### TASK GOAL
Don't include pictures. Quote the lines below from the first through the line that contains "0.2, 23.5, 0.25, 0.25]".

### INFORMATION PROVIDED
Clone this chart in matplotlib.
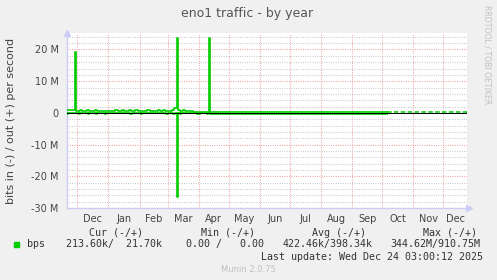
import matplotlib
matplotlib.use("Agg")
import matplotlib.pyplot as plt
import matplotlib.dates as mdates
from matplotlib.ticker import FuncFormatter, MultipleLocator, FixedLocator, NullFormatter
from matplotlib.patches import Rectangle
import numpy as np
import pandas as pd

# out (+) traffic, Mbit/s, step values starting at each date
out_dates = ['2024-11-19', '2024-11-29', '2024-11-30', '2024-12-04', '2024-12-06',
             '2024-12-11', '2024-12-13', '2024-12-19', '2024-12-21', '2025-01-08',
             '2025-01-11', '2025-01-15', '2025-01-17', '2025-01-22', '2025-01-24',
             '2025-01-27', '2025-01-30', '2025-02-08', '2025-02-11', '2025-02-19',
             '2025-02-21', '2025-02-24', '2025-02-26', '2025-03-05', '2025-03-07',
             '2025-03-10', '2025-03-11', '2025-03-13', '2025-03-16', '2025-03-18',
             '2025-03-26', '2025-04-11', '2025-04-12', '2025-10-06']
out_mbps = [0.95, 19.2, 0.6, 0.95, 0.6,
            0.95, 0.6, 0.95, 0.6, 0.95,
            0.6, 0.9, 0.6, 0.95, 0.6,
            0.95, 0.6, 0.95, 0.6, 0.95,
            0.6, 0.95, 0.6, 1.0, 1.4,
            23.7, 0.9, 0.6, 0.9, 0.6,
            0.2, 23.5, 0.25, 0.25]

# in (-) traffic, Mbit/s (drawn negative)
in_dates = ['2024-11-19', '2024-11-21', '2024-11-22', '2024-12-03', '2024-12-04',
            '2024-12-12', '2024-12-13', '2024-12-20', '2024-12-21', '2024-12-29',
            '2024-12-30', '2025-01-23', '2025-01-25', '2025-02-02', '2025-02-03',
            '2025-02-27', '2025-03-01', '2025-03-06', '2025-03-08', '2025-03-10',
            '2025-03-11', '2025-03-13', '2025-03-14', '2025-03-30', '2025-04-02',
            '2025-04-09', '2025-04-10', '2025-04-12', '2025-10-06']
in_mbps = [0.0, -0.35, 0.0, -0.35, 0.0,
           -0.35, 0.0, -0.35, 0.0, -0.3,
           0.0, -0.35, 0.0, -0.35, 0.0,
           -0.35, 0.0, -0.4, 0.0, -26.4,
           0.0, -0.35, 0.0, -0.35, 0.0,
           -0.35, 0.0, -0.5, -0.5]

# patchy data at the end of the period
tail_dates = ['2025-10-06', '2025-12-25']
tail_mbps = [0.3, 0.3]

legend_head = ["Cur (-/+)", "Min (-/+)", "Avg (-/+)", "Max (-/+)"]
legend_vals = ["213.60k/  21.70k", "0.00 /   0.00", "422.46k/398.34k", "344.62M/910.75M"]

W, H = 497, 280
fig = plt.figure(figsize=(W / 100, H / 100), dpi=100, facecolor='#f0f0f0')
ax = fig.add_axes([67 / W, 1 - 208 / H, 400 / W, 175 / H])
ax.set_facecolor('white')

green = '#00cc00'
ax.plot(pd.to_datetime(out_dates), np.array(out_mbps) * 1e6, drawstyle='steps-post',
        color=green, lw=1.2, zorder=3)
ax.plot(pd.to_datetime(in_dates), np.array(in_mbps) * 1e6, drawstyle='steps-post',
        color=green, lw=1.2, zorder=3)
ax.plot(pd.to_datetime(tail_dates), np.array(tail_mbps) * 1e6, color=green, lw=1.1,
        linestyle=(0, (3, 1.5)), zorder=3)
ax.axhline(0, color='black', lw=0.7, zorder=4)

xmin = pd.Timestamp('2024-11-20 16:00')
xmax = pd.Timestamp('2025-12-24 16:00')
ax.set_xlim(xmin, xmax)
ax.set_ylim(-30e6, 25.2e6)

# month grid lines, labels centred in each month
month_starts = pd.date_range('2024-12-01', '2025-12-01', freq='MS')
mids = []
for i, m in enumerate(month_starts):
    end = month_starts[i + 1] if i + 1 < len(month_starts) else xmax
    mids.append(m + (end - m) / 2)
ax.xaxis.set_major_locator(FixedLocator(mdates.date2num(month_starts)))
ax.xaxis.set_major_formatter(NullFormatter())
ax.xaxis.set_minor_locator(FixedLocator(mdates.date2num(mids)))
ax.xaxis.set_minor_formatter(mdates.DateFormatter('%b'))

ax.yaxis.set_major_locator(MultipleLocator(10e6))
ax.yaxis.set_minor_locator(MultipleLocator(2e6))
ax.yaxis.set_major_formatter(FuncFormatter(lambda v, p: '0' if abs(v) < 1 else f'{v / 1e6:.0f} M'))

dot = (0, (0.7, 1.4))
ax.grid(True, which='major', color='#f08c8c', lw=0.8, linestyle=dot, zorder=1)
ax.grid(True, which='minor', axis='y', color='#bdbdbd', lw=0.8, linestyle=dot, zorder=1)
ax.set_axisbelow(True)

ax.tick_params(axis='both', which='both', length=0, labelsize=7, colors='#444444')
ax.tick_params(axis='x', which='minor', pad=4)
ax.tick_params(axis='y', which='major', pad=6)

for s in ['top', 'right']:
    ax.spines[s].set_visible(False)
for s in ['left', 'bottom']:
    ax.spines[s].set_color('#ccccf4')
    ax.spines[s].set_linewidth(1)

# axis arrows
ax.plot([0], [1.0], marker='^', color='#ccccf4', markersize=4, transform=ax.transAxes,
        clip_on=False)
ax.plot([1.005], [0], marker='>', color='#ccccf4', markersize=4, transform=ax.transAxes,
        clip_on=False)

ax.set_ylabel('bits in (-) / out (+) per second', fontsize=8, color='#444444', labelpad=11)
fig.text(247.5 / W, 1 - 14 / H, 'eno1 traffic - by year', ha='center', va='center',
         fontsize=9, color='#555555')
fig.text(487 / W, 1 - 5 / H, 'RRDTOOL / TOBI OETIKER', rotation=270, ha='center', va='top',
         fontsize=5.6, color='#c0c0c0')

mono = dict(family='DejaVu Sans Mono', fontsize=7.2, color='#333333', va='center')
for x, t in zip([89.3, 200.7, 311.7, 422.7], legend_head):
    fig.text(x / W, 1 - 232.7 / H, t, **mono)
fig.patches.append(Rectangle((14 / W, 1 - 247 / H), 5 / W, 5 / H, transform=fig.transFigure,
                             color=green))
fig.text(26.7 / W, 1 - 244.3 / H, 'bps', **mono)
for x, t in zip([66, 186, 282.7, 390.7], legend_vals):
    fig.text(x / W, 1 - 244.3 / H, t, **mono)
fig.text(482.7 / W, 1 - 256.7 / H, 'Last update: Wed Dec 24 03:00:12 2025', ha='right', **mono)
fig.text(248 / W, 1 - 269 / H, 'Munin 2.0.75', ha='center', va='center', fontsize=6,
         color='#c0c0c0')

fig.savefig('out.png', dpi=100, facecolor=fig.get_facecolor())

### THE COMPLETED TASK
Clone this chart in matplotlib.
import matplotlib
matplotlib.use("Agg")
import matplotlib.pyplot as plt
import matplotlib.dates as mdates
from matplotlib.ticker import FuncFormatter, MultipleLocator, FixedLocator, NullFormatter
from matplotlib.patches import Rectangle
import numpy as np
import pandas as pd

# out (+) traffic, Mbit/s, step values starting at each date
out_dates = ['2024-11-19', '2024-11-29', '2024-11-30', '2024-12-04', '2024-12-06',
             '2024-12-11', '2024-12-13', '2024-12-19', '2024-12-21', '2025-01-08',
             '2025-01-11', '2025-01-15', '2025-01-17', '2025-01-22', '2025-01-24',
             '2025-01-27', '2025-01-30', '2025-02-08', '2025-02-11', '2025-02-19',
             '2025-02-21', '2025-02-24', '2025-02-26', '2025-03-05', '2025-03-07',
             '2025-03-10', '2025-03-11', '2025-03-13', '2025-03-16', '2025-03-18',
             '2025-03-26', '2025-04-11', '2025-04-12', '2025-10-06']
out_mbps = [0.95, 19.2, 0.6, 0.95, 0.6,
            0.95, 0.6, 0.95, 0.6, 0.95,
            0.6, 0.9, 0.6, 0.95, 0.6,
            0.95, 0.6, 0.95, 0.6, 0.95,
            0.6, 0.95, 0.6, 1.0, 1.4,
            23.7, 0.9, 0.6, 0.9, 0.6,
            0.2, 23.5, 0.25, 0.25]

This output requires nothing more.